------ Information given ------

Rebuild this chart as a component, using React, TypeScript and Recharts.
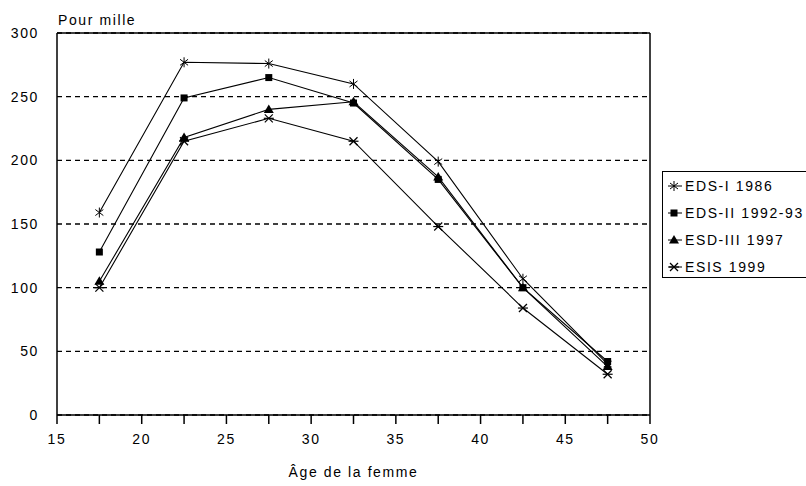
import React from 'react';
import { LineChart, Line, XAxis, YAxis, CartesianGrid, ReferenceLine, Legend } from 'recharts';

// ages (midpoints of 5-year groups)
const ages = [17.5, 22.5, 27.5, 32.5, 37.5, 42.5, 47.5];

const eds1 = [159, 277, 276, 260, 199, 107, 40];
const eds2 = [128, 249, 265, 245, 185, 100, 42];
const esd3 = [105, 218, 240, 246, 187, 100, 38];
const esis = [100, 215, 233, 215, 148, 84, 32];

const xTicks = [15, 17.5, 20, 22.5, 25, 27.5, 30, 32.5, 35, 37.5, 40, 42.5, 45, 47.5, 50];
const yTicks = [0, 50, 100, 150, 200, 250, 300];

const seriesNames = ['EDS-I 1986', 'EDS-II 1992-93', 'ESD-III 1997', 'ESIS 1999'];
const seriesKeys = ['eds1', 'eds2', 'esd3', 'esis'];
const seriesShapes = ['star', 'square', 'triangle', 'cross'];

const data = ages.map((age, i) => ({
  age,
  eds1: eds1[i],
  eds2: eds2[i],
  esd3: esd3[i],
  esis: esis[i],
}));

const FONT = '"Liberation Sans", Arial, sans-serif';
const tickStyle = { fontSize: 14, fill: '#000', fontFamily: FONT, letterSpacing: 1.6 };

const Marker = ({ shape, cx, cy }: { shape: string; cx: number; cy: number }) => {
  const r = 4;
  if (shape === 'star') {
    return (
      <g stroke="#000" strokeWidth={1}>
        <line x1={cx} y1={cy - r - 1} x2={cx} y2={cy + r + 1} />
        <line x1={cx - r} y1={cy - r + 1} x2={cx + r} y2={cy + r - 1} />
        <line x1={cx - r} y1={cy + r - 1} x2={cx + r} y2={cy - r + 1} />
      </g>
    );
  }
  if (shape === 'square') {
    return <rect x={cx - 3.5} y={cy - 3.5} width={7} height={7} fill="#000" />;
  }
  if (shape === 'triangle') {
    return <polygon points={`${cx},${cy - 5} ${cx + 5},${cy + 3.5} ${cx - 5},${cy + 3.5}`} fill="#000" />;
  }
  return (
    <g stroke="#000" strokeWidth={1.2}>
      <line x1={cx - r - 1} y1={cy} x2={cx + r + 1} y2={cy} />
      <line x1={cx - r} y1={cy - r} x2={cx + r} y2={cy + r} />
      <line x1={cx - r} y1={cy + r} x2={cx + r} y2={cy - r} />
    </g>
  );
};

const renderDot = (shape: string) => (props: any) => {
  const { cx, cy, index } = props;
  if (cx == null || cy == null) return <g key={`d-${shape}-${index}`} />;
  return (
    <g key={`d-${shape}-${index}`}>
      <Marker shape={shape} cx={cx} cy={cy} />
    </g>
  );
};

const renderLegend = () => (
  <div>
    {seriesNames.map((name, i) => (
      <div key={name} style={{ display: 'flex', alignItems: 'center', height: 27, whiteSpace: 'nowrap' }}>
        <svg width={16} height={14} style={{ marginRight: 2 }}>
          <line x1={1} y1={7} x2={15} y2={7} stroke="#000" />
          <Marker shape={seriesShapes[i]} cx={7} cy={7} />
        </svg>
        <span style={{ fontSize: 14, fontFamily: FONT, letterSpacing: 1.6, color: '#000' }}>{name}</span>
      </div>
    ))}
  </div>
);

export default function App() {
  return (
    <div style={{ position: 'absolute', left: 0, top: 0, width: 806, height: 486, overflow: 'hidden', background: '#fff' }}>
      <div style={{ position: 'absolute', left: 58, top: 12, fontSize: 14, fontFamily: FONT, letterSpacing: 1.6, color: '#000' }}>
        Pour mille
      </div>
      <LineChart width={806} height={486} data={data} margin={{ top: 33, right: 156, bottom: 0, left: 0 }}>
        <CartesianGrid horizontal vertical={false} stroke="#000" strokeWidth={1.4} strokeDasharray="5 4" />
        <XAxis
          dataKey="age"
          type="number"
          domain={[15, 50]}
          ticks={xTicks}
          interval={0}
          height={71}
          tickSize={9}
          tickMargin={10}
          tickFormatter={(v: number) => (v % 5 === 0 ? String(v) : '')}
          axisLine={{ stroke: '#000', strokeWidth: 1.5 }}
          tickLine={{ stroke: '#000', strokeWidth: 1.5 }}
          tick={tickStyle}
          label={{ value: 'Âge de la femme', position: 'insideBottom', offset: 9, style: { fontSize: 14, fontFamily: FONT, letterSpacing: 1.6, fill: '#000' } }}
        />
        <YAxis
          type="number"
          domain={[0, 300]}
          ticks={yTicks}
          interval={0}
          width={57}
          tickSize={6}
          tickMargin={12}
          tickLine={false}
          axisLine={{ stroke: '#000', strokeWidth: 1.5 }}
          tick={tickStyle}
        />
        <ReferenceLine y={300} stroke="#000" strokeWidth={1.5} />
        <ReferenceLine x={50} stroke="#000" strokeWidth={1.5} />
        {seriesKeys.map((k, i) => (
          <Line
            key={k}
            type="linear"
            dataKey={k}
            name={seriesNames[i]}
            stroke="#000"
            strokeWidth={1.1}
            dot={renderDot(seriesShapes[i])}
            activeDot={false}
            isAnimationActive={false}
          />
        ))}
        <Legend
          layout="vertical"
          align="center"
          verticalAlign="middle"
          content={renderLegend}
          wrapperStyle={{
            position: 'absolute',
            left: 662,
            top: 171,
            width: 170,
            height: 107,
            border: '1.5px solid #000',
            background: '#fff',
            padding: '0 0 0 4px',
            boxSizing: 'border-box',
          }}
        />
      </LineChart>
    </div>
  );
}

------
------ Information given ------

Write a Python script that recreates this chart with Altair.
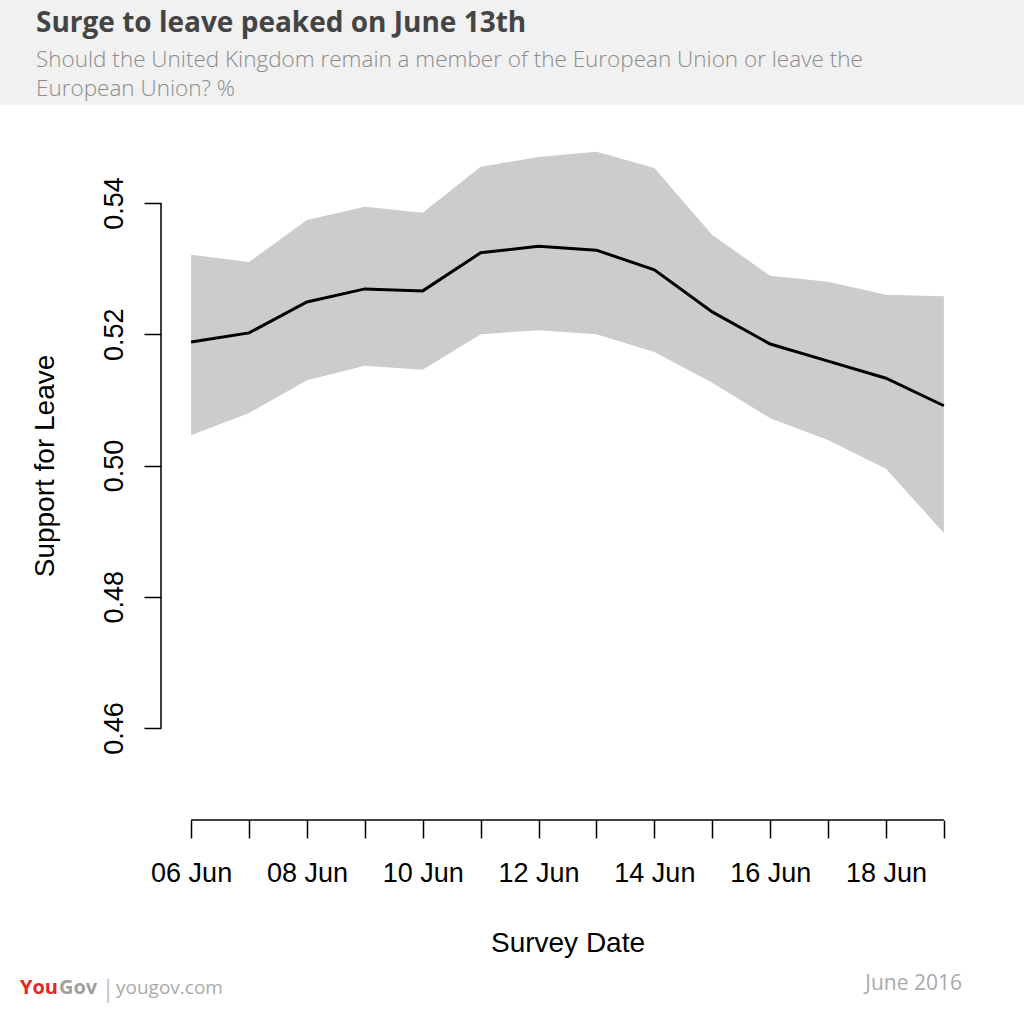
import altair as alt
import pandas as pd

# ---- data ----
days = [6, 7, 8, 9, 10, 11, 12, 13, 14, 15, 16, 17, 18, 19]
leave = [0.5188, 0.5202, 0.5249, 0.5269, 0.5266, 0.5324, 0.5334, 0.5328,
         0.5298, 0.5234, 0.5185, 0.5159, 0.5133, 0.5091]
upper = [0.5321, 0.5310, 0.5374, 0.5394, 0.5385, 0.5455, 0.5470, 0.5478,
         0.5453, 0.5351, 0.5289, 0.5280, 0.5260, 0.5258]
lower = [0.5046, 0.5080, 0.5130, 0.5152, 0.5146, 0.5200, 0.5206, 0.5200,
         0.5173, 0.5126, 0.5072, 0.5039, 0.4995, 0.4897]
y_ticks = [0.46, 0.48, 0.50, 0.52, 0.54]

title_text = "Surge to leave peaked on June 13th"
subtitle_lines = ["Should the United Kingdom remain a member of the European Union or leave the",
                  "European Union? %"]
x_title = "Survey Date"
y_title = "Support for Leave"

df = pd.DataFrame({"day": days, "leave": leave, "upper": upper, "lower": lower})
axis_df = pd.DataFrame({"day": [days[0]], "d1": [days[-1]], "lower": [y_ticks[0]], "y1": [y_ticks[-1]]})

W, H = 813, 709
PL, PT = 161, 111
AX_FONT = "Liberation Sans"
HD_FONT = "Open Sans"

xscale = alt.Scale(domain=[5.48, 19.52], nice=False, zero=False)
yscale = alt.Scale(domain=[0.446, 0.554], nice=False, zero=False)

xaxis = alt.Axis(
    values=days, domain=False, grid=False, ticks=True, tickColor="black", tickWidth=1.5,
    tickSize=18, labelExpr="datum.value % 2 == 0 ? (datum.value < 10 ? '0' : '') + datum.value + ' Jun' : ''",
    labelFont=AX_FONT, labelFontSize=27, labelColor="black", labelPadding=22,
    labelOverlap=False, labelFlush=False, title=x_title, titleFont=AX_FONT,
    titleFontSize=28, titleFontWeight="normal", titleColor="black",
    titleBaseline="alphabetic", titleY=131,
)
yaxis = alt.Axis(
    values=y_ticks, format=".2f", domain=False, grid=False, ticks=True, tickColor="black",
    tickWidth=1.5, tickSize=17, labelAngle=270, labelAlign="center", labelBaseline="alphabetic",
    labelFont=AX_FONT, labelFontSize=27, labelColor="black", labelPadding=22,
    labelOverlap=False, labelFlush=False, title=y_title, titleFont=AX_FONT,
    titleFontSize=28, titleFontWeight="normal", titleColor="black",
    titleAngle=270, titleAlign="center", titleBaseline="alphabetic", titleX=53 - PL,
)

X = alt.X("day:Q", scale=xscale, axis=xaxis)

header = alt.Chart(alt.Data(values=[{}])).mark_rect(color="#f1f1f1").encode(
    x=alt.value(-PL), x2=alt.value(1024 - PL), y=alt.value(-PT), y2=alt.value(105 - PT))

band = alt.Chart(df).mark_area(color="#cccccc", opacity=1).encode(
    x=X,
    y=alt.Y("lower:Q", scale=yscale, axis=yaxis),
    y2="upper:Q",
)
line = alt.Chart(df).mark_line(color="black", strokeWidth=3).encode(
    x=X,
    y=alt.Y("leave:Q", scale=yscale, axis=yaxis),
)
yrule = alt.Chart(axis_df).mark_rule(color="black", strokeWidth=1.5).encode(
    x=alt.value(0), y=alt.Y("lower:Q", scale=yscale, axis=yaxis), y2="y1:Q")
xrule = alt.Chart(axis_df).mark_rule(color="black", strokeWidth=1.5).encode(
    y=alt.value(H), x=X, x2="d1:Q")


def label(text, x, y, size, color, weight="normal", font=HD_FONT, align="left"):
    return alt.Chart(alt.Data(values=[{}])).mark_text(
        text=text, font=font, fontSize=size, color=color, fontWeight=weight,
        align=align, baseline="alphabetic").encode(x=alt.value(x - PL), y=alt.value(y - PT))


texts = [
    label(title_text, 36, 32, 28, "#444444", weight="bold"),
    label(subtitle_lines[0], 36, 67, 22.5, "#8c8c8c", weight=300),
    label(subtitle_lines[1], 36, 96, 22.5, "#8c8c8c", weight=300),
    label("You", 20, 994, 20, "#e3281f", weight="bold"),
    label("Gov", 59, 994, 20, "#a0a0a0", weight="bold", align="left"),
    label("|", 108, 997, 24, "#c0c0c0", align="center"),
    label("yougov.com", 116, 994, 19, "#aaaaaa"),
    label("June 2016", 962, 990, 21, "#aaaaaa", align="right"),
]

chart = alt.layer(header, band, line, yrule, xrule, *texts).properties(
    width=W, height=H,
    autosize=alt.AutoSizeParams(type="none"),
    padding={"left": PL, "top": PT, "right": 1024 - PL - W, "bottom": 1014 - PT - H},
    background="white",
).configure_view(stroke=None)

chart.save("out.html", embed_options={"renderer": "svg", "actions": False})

------

== Problem to work on ==
Copy nothing but the lines above that run from the one with "Rebuild this chart" to the one with "const yTicks = [0, 50, 100, 150, 200, 250, 300];", ends included; pictures stay out.

== Exercise answer ==
Rebuild this chart as a component, using React, TypeScript and Recharts.
import React from 'react';
import { LineChart, Line, XAxis, YAxis, CartesianGrid, ReferenceLine, Legend } from 'recharts';

// ages (midpoints of 5-year groups)
const ages = [17.5, 22.5, 27.5, 32.5, 37.5, 42.5, 47.5];

const eds1 = [159, 277, 276, 260, 199, 107, 40];
const eds2 = [128, 249, 265, 245, 185, 100, 42];
const esd3 = [105, 218, 240, 246, 187, 100, 38];
const esis = [100, 215, 233, 215, 148, 84, 32];

const xTicks = [15, 17.5, 20, 22.5, 25, 27.5, 30, 32.5, 35, 37.5, 40, 42.5, 45, 47.5, 50];
const yTicks = [0, 50, 100, 150, 200, 250, 300];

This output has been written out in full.